Tu étais assis, tranquillement, devant moi. Avec ce nouveau profil qu’une barbe dessine si virilement. Je n’ai pas pu te regarder grandir, toi et moi le savons si bien et rien n’effacera ce temps que je nous ai volés mais … t’observant là, dévorant même ta présence, m’imbibant de la carrure de tes épaules, j’ai senti un flot brûlant m’envahir et tant de questions ronger ma tête !
Qu’avions- nous fait, qu’avais-je fait des années où nous étions ensemble ? Que t’avais-je montré d’autre, si souvent, qu’une servile acceptation des règles et des modes de vie qu’absurdement nous ne remettons jamais en cause ? T’avais-je proposé autre chose que des années d’apprentissage scolaire, la stricte observance d’un découpage du temps parfaitement artificiel et qui pouvait être repensé ?
Quel monstrueux manque d’ambition pour ta fratrie et pour toi-même m’avait fait négliger l’essentiel : donner ce temps qui ne manque qu’aux vétilleux, t’inciter à devenir ce qui te convient le mieux. Rire avec toi de tout, t’écouter mieux. Changer d’angle et de prérogatives. Être courageux.

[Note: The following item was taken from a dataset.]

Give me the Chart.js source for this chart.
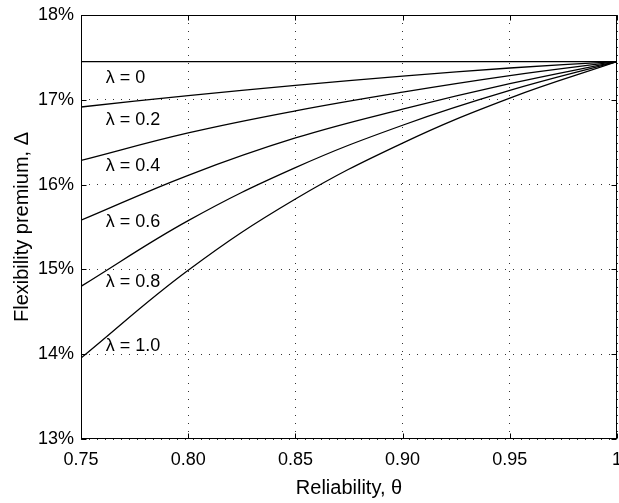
<!DOCTYPE html>
<html>
<head>
<meta charset="utf-8">
<script src="https://cdn.jsdelivr.net/npm/chart.js@4"></script>
<style>
  html,body{margin:0;padding:0;background:#fff;}
  #wrap{width:619px;height:503px;}
</style>
</head>
<body>
<div id="wrap"><canvas id="chart" width="619" height="503"></canvas></div>
<script>
// Flexibility premium vs reliability, one curve per lambda
const theta = [0.75, 0.80, 0.85, 0.90, 0.95, 1.00];
const lambdaNames = ['λ = 0', 'λ = 0.2', 'λ = 0.4', 'λ = 0.6', 'λ = 0.8', 'λ = 1.0'];
const premL00 = [17.45, 17.45, 17.45, 17.45, 17.45, 17.45];
const premL02 = [16.915, 17.05, 17.17, 17.28, 17.375, 17.45];
const premL04 = [16.285, 16.61, 16.87, 17.09, 17.285, 17.45];
const premL06 = [15.58, 16.11, 16.55, 16.89, 17.19, 17.45];
const premL08 = [14.80, 15.575, 16.20, 16.70, 17.11, 17.45];
const premL10 = [13.955, 14.99, 15.83, 16.49, 17.02, 17.45];
// where the in-plot labels sit (theta, premium %)
const labelTheta = 0.7615;
const labelPrem = [17.26, 16.765, 16.22, 15.56, 14.855, 14.10];

const xTicks = [0.75, 0.80, 0.85, 0.90, 0.95, 1.00];
const yTicks = [13, 14, 15, 16, 17, 18];

const series = [premL00, premL02, premL04, premL06, premL08, premL10];

Chart.defaults.font.family = "'Liberation Sans', Arial, Helvetica, sans-serif";
Chart.defaults.color = '#000';

const frame = {
  id: 'frame',
  afterDatasetsDraw(chart){
    const {ctx, chartArea:a, scales:{x, y}} = chart;
    ctx.save();
    ctx.strokeStyle = '#000';
    ctx.lineWidth = 1;
    const L = Math.round(a.left)+0.5, R = Math.round(a.right)-0.5;
    const T = Math.round(a.top)+0.5, B = Math.round(a.bottom)-0.5;
    ctx.strokeRect(L, T, R-L, B-T);
    // inward tick marks on all sides
    ctx.beginPath();
    xTicks.forEach(v=>{
      const px = Math.round(x.getPixelForValue(v))+0.5;
      ctx.moveTo(px, B); ctx.lineTo(px, B-5);
      ctx.moveTo(px, T); ctx.lineTo(px, T+5);
    });
    yTicks.forEach(v=>{
      const py = Math.round(y.getPixelForValue(v))+0.5;
      ctx.moveTo(L, py); ctx.lineTo(L+5, py);
      ctx.moveTo(R, py); ctx.lineTo(R-5, py);
    });
    ctx.stroke();
    // curve labels
    ctx.fillStyle = '#000';
    ctx.font = "18px 'Liberation Sans', Arial, Helvetica, sans-serif";
    ctx.textAlign = 'left';
    ctx.textBaseline = 'middle';
    lambdaNames.forEach((t,i)=>{
      ctx.fillText(t, x.getPixelForValue(labelTheta), y.getPixelForValue(labelPrem[i]));
    });
    ctx.restore();
  }
};

const ctx = document.getElementById('chart').getContext('2d');
new Chart(ctx, {
  type: 'line',
  data: {
    datasets: series.map((s,i)=>({
      label: lambdaNames[i],
      data: theta.map((t,j)=>({x:t, y:s[j]})),
      borderColor: '#000',
      borderWidth: 1.3,
      pointRadius: 0,
      fill: false,
      tension: 0.4
    }))
  },
  options: {
    responsive: false,
    animation: false,
    devicePixelRatio: 1,
    layout: {padding: {top: 15, right: 2, left: 0, bottom: 0}},
    plugins: {legend: {display: false}, tooltip: {enabled: false}},
    scales: {
      x: {
        type: 'linear', min: 0.75, max: 1,
        afterBuildTicks: s => { s.ticks = xTicks.map(v=>({value:v})); },
        afterFit: s => { s.height = 64; s.paddingLeft = 0; s.paddingRight = 0; },
        ticks: {
          font: {size: 18}, padding: 10, maxRotation: 0,
          callback: v => Math.abs(v-1) < 1e-9 ? '1' : v.toFixed(2)
        },
        grid: {color: '#333', lineWidth: 1, drawTicks: false},
        border: {display: false, dash: [1, 7]},
        title: {display: true, text: 'Reliability, θ', font: {size: 20}, padding: {top: 0, bottom: 3}}
      },
      y: {
        min: 13, max: 18,
        afterBuildTicks: s => { s.ticks = yTicks.map(v=>({value:v})); },
        afterFit: s => { s.width = 81; s.paddingTop = 0; s.paddingBottom = 0; },
        ticks: {font: {size: 18}, padding: 7, callback: v => v + '%'},
        grid: {color: '#333', lineWidth: 1, drawTicks: false},
        border: {display: false, dash: [1, 7]},
        title: {display: true, text: 'Flexibility premium, Δ', font: {size: 20}, padding: {top: 10, bottom: 0}}
      }
    }
  },
  plugins: [frame]
});
</script>
</body>
</html>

Pas plus que toi, aujourd’hui, je n’aime le chant du monde qui m’entoure. Comme à toi, il me paraît vain, indigent et d’une imbécile violence, comme à toi, il me paraît creux, de ce creux qu’on n’a guère envie de combler et pourtant. Toi et moi, nous savons aussi la force du lien, l’absence, la perte, la dureté de la chair, la souffrance de l’esprit solitaire. Et l’espérance ! Toi et moi avons quitté notre meute, chacun à sa façon. Comment t’adoucir la dureté du monde ? Comment t’en donner la douceur ? La volonté ?
Face à toi, je me suis sentie rétrécir, à la façon de cette Alice que nous aimons tant ton frère et moi, et dont les métamorphoses en disent bien long. Mais cette réduction a du bon : face à toi, désormais, je ne peux aussi qu’essayer de grandir. Il est toujours temps de fleurir, rien n’est jamais trop tard.